Unsupervised Ranking of Treatment-Related Infection Risk Factors in Pediatric Acute Leukemia
Abstract
Introduction: Acute leukemia (AL) pediatric patients with Acute Myeloid or Lymphoblastic Leukemia undergo intense anti-neoplastic treatments including chemotherapy, hematopoietic stem cell transplant (HSCT), and immunotherapy. While survival rates have improved, treatment-related infection remains a dominant morbidity and cause of death. Antibacterial prophylaxis is induced to counteract therapeutic neutropenia, but must be prescribed sparingly. The goal of this unsupervised machine learning (ML) literature mining was to identify which factors should be included into a future supervised ML algorithm to optimally predict when AL patients should receive antibacterial prophylaxis.
Materials and Methods: SemNet is a novel literature based discovery (LBD) tool that utilizes a Neo4j graphical network of heterogeneous semantic relationships harvested from 30 million+ peer-reviewed PubMed articles. This biomedical concept graph consists of approximately 300,000 nodes connected by nearly 20,000,000 edges; nodes represent Unified Medical Language System (UMLS) literature concepts, while edges represent predications (affects, modulates, increases, etc.). SemNet queries return a list of potential risk factors related to specified target nodes. These risk factors are then ranked by their relative predictive strength using two scoring methods: hetesim and novelty. Hetesim scores employ unsupervised ML to rank features agnostically, generating rankings normalized with respect to literature prevalence, while novelty scores downweight literature prevalence to emphasize lesser-investigated predictive factors that suggest higher importance. Twenty simulations ranked risk factors related to either “AML” or “ALL” and “Infection” target nodes, one run for each node type of degree >50, yielding 20 lists of over 50 nodes ranked by novelty and hetesim scores. The top 20% hetesim rankings were used to assemble a comprehensive list of highly ranked risk factors predicting infectious complications.

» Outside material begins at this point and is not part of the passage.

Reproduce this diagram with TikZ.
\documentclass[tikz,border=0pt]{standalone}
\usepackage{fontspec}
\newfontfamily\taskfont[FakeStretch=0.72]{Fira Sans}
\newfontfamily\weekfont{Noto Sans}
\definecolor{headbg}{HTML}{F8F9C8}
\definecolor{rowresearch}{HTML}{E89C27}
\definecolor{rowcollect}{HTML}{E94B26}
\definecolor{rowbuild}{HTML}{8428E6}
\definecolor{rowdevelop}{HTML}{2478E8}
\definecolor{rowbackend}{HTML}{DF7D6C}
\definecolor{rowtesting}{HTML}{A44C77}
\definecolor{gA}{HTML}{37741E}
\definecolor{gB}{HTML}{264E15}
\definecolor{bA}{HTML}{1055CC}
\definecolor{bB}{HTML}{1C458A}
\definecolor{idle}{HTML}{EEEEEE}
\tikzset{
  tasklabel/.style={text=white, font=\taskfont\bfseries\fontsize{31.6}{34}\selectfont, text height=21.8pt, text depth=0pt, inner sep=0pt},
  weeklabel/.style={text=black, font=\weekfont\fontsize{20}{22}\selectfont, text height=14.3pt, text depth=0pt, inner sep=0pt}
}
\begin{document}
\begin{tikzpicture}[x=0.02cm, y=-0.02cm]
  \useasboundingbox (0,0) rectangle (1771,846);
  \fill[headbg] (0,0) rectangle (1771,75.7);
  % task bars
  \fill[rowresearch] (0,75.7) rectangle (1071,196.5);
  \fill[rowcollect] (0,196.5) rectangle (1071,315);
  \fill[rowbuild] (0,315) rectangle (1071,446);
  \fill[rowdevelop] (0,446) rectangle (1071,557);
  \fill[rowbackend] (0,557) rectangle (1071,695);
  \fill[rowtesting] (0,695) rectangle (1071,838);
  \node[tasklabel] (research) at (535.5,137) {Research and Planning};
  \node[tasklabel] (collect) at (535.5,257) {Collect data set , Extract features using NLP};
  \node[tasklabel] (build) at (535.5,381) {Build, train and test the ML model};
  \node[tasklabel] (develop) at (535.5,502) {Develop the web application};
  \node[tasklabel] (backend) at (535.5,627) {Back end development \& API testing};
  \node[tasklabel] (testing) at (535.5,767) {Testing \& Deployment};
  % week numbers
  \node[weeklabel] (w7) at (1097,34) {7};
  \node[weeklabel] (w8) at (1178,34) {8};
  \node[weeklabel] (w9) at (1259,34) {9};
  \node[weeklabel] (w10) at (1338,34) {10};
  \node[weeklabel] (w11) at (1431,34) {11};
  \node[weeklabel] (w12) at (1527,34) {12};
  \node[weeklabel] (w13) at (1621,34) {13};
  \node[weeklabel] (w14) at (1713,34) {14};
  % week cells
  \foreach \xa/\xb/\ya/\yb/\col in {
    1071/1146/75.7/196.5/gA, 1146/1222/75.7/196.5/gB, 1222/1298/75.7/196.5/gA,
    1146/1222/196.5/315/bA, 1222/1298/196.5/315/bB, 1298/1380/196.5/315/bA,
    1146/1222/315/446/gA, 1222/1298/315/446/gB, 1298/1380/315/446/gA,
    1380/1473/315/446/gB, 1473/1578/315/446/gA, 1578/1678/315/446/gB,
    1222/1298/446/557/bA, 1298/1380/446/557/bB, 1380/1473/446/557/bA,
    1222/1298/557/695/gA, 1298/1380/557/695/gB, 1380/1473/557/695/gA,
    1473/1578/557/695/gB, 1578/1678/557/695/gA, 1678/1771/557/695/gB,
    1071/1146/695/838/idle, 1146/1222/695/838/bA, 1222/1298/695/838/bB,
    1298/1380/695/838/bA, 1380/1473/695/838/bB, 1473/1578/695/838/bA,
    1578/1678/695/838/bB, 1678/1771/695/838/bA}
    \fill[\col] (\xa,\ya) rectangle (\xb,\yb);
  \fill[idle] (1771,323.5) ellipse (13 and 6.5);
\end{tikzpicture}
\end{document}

Results and Discussion: Notable results consisted of high Hetesim ranked risk factors (H) common to both AL subtypes include pancytopenia (AML:H1, ALL:H4), neutropenia (AML:H4, ALL:H6), and thrombocytopenia (AML:H6, ALL:H9) or comorbid disorders i.e. aplastic anemia (AML:H3, ALL:H2) and hematological disease (AML:H5, ALL:H3). Thus, low red cells and platelets, and not just low white cells, are contributing to higher infectious risk. Of note was the elevated ranking of Graft-vs-Host Disease (AML:H2, ALL:H1) paired with bone marrow transplantation (BMT) (AML:H3, ALL H1), allogeneic BMT (AML:H1, ALL:H2), HSCT (AML:H2, ALL:H5), autologous SCT (AML H7, ALL:H8) and other stem cell therapies (SCT); this indicates SCT is most correlated with infection, followed by high-dose chemotherapy (AML:H6, ALL:H3) and Whole-Body Irradiation (AML: H6, ALL:H8).
Conclusion: : Complete peripheral blood counts and categorical treatment type (especially transplant or SCT) are most predictive of patients at high risk for treatment-related infection. Future SemNet simulations will examine specific viral, bacterial, and fungal infection correlation. Study results assist in variable selection for an algorithm to predict when pediatric patients should receive infection prophylaxis.